▶ [EXERCISE INSTRUCTIONS]: Scan the data below for the string "Write". Show every line where it turns up.

▶ [MATERIAL SUPPLIED]:
● ● ● ● ●
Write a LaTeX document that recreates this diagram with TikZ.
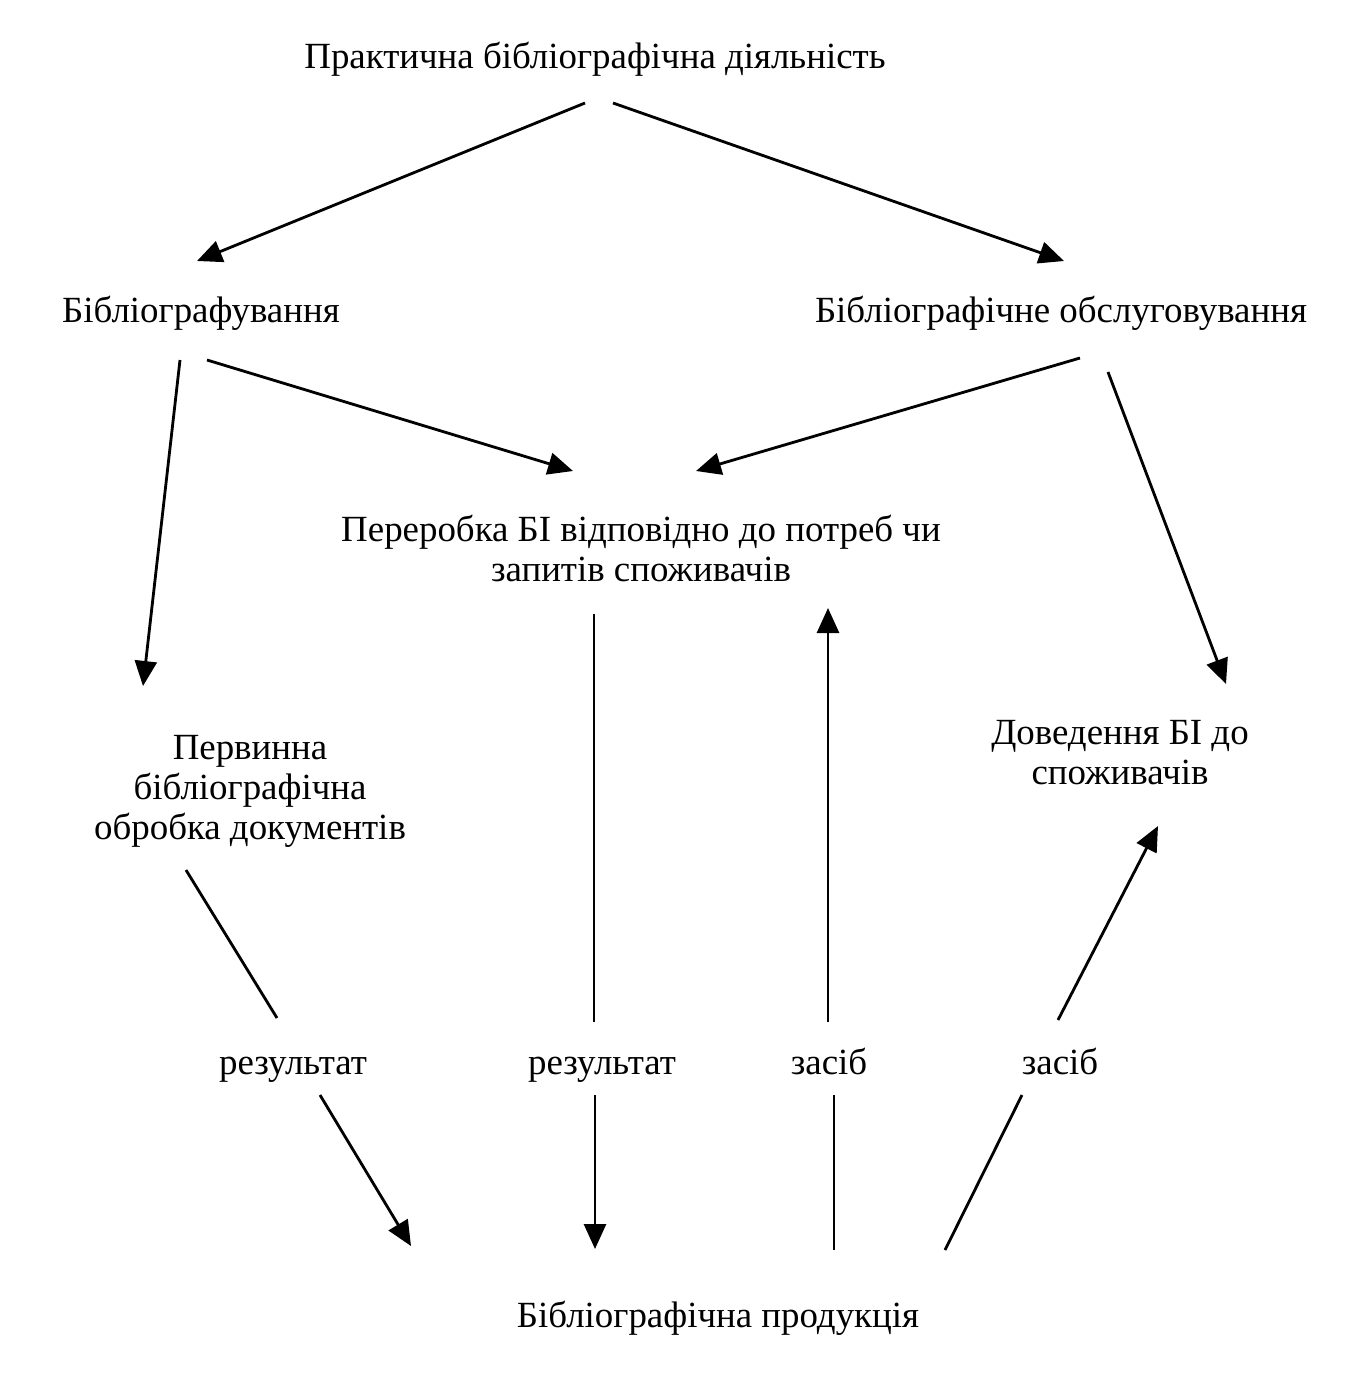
● ● ● ● ●
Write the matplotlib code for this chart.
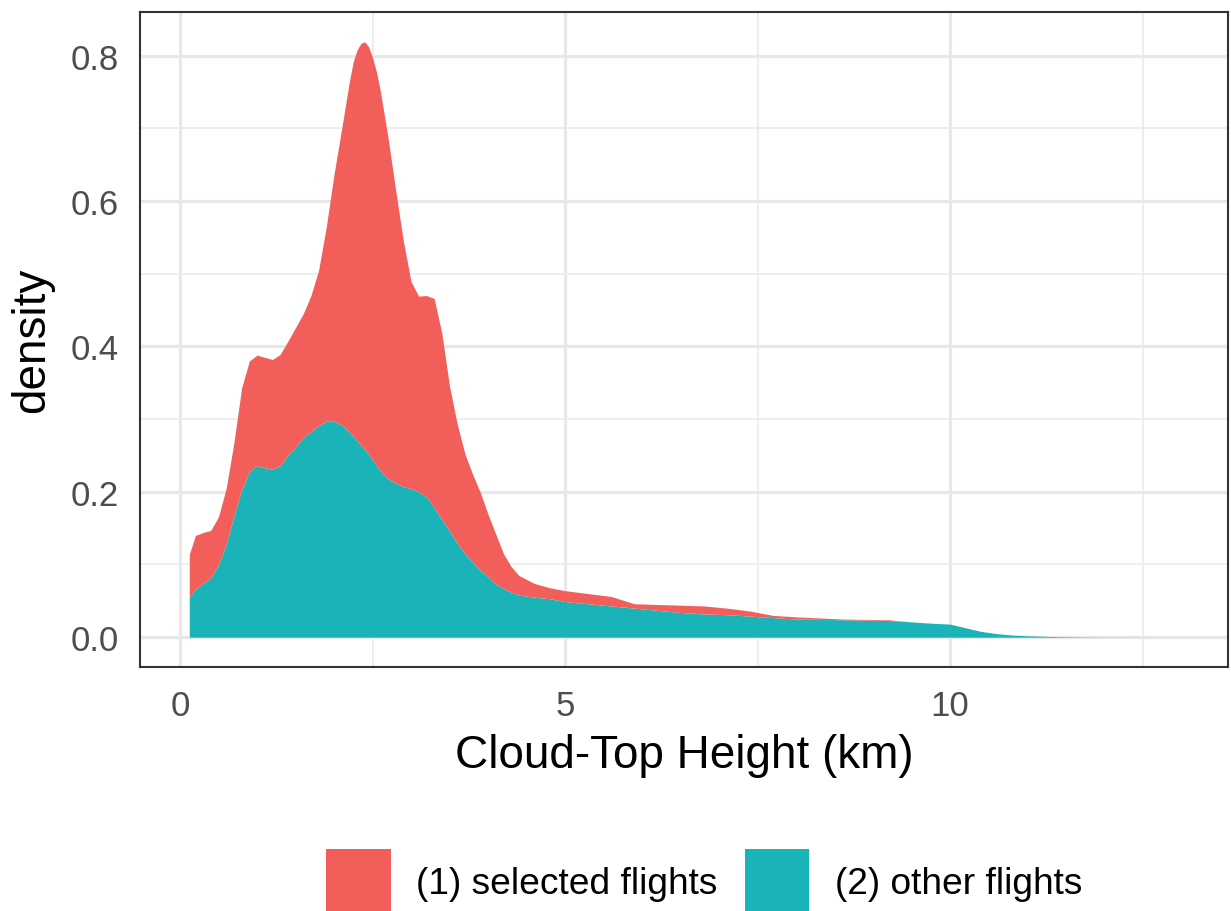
● ● ● ● ●
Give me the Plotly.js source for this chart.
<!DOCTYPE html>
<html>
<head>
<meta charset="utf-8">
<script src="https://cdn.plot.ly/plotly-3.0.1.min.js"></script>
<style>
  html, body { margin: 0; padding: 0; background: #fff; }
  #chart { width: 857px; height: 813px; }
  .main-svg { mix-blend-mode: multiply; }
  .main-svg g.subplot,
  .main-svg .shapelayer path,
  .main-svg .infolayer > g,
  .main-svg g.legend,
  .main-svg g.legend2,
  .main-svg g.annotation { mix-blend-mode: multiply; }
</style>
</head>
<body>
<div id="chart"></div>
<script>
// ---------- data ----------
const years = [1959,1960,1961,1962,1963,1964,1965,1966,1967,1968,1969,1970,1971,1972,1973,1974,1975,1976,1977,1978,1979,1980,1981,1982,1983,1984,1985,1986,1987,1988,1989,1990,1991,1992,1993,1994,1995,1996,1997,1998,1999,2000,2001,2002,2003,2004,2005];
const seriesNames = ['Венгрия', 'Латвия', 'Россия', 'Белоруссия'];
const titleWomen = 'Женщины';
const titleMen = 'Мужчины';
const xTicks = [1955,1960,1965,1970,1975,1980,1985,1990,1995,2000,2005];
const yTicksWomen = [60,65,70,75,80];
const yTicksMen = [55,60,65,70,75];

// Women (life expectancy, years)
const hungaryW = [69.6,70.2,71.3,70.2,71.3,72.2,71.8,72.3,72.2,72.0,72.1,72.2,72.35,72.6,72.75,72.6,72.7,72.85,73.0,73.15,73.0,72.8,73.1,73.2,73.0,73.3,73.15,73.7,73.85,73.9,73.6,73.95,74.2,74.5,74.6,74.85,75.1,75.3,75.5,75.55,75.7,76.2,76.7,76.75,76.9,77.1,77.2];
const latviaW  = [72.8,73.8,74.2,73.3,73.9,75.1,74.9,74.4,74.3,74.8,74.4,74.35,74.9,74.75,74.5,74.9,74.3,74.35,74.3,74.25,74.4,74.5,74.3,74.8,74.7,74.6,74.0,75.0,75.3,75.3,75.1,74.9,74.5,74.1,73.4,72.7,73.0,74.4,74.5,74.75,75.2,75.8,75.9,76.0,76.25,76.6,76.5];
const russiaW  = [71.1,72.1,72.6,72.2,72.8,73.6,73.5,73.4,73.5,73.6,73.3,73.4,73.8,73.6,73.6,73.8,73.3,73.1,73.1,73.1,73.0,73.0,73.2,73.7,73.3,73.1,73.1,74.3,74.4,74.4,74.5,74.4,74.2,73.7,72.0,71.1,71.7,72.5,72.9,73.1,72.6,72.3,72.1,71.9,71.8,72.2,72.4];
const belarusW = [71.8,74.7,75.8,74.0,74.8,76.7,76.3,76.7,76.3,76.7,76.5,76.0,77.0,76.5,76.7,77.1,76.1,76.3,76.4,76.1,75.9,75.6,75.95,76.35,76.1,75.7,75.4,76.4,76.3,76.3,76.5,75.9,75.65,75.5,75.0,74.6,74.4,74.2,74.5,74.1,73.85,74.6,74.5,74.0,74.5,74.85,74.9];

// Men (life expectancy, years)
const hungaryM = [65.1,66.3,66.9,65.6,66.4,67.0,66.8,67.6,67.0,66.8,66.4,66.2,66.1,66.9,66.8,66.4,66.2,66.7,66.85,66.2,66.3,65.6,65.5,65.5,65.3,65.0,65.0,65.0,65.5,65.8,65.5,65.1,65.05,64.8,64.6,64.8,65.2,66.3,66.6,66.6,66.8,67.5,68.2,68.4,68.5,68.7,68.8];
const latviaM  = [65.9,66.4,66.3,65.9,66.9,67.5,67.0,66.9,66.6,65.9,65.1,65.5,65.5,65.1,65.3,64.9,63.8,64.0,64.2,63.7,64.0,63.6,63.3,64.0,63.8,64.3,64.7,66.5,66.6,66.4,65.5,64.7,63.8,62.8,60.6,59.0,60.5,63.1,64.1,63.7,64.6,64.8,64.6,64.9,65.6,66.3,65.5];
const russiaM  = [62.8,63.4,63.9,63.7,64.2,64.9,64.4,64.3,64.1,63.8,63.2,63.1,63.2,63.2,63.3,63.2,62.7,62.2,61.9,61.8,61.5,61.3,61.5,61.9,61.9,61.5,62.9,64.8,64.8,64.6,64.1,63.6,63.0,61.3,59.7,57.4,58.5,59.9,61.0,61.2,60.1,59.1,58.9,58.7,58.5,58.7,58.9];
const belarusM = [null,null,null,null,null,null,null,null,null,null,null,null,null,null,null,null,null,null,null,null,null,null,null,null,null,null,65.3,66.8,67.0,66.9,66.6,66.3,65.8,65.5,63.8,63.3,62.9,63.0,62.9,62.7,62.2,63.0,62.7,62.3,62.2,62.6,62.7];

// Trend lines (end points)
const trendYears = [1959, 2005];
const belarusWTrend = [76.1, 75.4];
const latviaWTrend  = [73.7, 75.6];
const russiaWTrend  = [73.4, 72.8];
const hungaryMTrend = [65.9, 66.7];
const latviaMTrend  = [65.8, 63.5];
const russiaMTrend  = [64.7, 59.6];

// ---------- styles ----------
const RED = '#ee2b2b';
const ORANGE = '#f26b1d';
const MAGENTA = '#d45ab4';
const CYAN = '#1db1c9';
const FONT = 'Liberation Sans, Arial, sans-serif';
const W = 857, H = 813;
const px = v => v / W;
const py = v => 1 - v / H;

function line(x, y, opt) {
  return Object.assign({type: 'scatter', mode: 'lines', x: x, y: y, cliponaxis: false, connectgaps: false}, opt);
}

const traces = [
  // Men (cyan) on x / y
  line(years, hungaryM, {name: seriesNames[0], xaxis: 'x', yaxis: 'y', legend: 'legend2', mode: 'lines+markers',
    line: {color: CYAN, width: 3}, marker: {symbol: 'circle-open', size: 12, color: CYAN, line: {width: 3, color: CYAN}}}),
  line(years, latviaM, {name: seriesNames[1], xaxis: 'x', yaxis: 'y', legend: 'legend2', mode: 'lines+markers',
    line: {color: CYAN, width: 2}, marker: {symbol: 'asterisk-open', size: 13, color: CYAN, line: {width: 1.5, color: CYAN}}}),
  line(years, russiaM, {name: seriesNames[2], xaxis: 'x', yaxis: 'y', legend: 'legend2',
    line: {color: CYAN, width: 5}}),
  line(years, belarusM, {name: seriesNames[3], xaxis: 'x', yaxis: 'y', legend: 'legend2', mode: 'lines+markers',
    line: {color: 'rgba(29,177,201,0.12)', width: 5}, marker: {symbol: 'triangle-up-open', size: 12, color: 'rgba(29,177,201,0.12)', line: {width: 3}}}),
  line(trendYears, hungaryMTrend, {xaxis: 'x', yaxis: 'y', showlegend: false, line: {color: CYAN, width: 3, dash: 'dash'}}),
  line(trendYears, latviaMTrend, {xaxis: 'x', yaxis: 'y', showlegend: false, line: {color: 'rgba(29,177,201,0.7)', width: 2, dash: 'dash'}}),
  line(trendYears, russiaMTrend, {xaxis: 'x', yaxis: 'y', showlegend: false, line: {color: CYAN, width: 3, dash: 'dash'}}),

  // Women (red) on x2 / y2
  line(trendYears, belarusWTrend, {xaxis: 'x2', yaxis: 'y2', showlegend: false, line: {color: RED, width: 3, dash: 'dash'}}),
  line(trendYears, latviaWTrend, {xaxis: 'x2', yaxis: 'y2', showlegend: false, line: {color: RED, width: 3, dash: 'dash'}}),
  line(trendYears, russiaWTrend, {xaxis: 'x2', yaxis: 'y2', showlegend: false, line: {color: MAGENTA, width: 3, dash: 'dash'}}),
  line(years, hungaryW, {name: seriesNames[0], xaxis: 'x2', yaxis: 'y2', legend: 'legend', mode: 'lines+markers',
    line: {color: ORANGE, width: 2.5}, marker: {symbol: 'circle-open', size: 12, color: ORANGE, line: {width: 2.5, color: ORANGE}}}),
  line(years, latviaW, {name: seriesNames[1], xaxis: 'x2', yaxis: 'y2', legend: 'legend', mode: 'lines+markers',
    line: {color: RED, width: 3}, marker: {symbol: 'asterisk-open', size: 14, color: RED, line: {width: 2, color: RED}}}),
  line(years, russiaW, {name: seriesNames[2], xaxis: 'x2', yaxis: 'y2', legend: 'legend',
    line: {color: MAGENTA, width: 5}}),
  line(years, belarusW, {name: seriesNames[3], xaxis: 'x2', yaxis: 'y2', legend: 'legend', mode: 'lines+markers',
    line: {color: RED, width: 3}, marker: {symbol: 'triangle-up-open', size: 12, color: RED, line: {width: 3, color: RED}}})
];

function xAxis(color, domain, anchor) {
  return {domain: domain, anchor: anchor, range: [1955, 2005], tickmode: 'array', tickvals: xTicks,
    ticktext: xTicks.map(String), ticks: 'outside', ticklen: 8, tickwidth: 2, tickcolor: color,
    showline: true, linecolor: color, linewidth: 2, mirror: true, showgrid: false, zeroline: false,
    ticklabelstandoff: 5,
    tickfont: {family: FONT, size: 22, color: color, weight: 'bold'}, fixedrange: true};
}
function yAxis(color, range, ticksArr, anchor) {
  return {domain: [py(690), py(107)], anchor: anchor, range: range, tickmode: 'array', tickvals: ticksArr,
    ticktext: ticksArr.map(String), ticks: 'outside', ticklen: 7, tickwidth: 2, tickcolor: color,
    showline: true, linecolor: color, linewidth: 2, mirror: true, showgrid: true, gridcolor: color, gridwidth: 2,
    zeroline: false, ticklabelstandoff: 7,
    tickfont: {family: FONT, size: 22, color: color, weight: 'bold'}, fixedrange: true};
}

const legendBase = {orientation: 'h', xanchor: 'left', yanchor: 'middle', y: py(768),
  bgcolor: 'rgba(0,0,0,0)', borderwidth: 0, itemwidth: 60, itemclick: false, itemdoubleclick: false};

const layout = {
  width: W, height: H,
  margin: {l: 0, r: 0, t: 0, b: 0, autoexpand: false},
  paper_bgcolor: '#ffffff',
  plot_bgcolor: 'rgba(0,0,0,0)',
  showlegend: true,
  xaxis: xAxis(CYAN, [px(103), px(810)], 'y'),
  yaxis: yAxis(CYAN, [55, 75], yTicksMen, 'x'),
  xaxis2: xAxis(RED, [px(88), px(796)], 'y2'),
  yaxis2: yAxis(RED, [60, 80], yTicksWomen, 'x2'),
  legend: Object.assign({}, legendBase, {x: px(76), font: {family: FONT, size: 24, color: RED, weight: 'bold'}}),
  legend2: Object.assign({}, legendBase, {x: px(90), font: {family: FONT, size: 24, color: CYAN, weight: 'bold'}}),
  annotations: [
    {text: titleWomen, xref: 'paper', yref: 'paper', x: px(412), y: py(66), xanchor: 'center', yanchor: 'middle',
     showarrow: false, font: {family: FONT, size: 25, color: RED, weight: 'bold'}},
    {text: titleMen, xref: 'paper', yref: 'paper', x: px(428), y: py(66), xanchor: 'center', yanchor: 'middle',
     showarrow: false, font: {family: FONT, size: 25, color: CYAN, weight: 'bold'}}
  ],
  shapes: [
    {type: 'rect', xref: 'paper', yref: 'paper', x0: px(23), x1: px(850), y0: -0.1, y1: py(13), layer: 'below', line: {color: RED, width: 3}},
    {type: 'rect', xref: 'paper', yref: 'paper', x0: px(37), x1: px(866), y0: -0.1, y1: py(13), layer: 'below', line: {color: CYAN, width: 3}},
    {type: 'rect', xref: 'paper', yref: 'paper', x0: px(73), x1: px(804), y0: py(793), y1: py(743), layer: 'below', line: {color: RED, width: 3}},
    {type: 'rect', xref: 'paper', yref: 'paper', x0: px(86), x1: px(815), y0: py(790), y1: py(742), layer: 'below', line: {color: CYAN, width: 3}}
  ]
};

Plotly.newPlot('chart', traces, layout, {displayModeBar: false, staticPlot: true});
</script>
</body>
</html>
● ● ● ● ●
▶ [WRITTEN SOLUTION]:
Write a LaTeX document that recreates this diagram with TikZ.
Write the matplotlib code for this chart.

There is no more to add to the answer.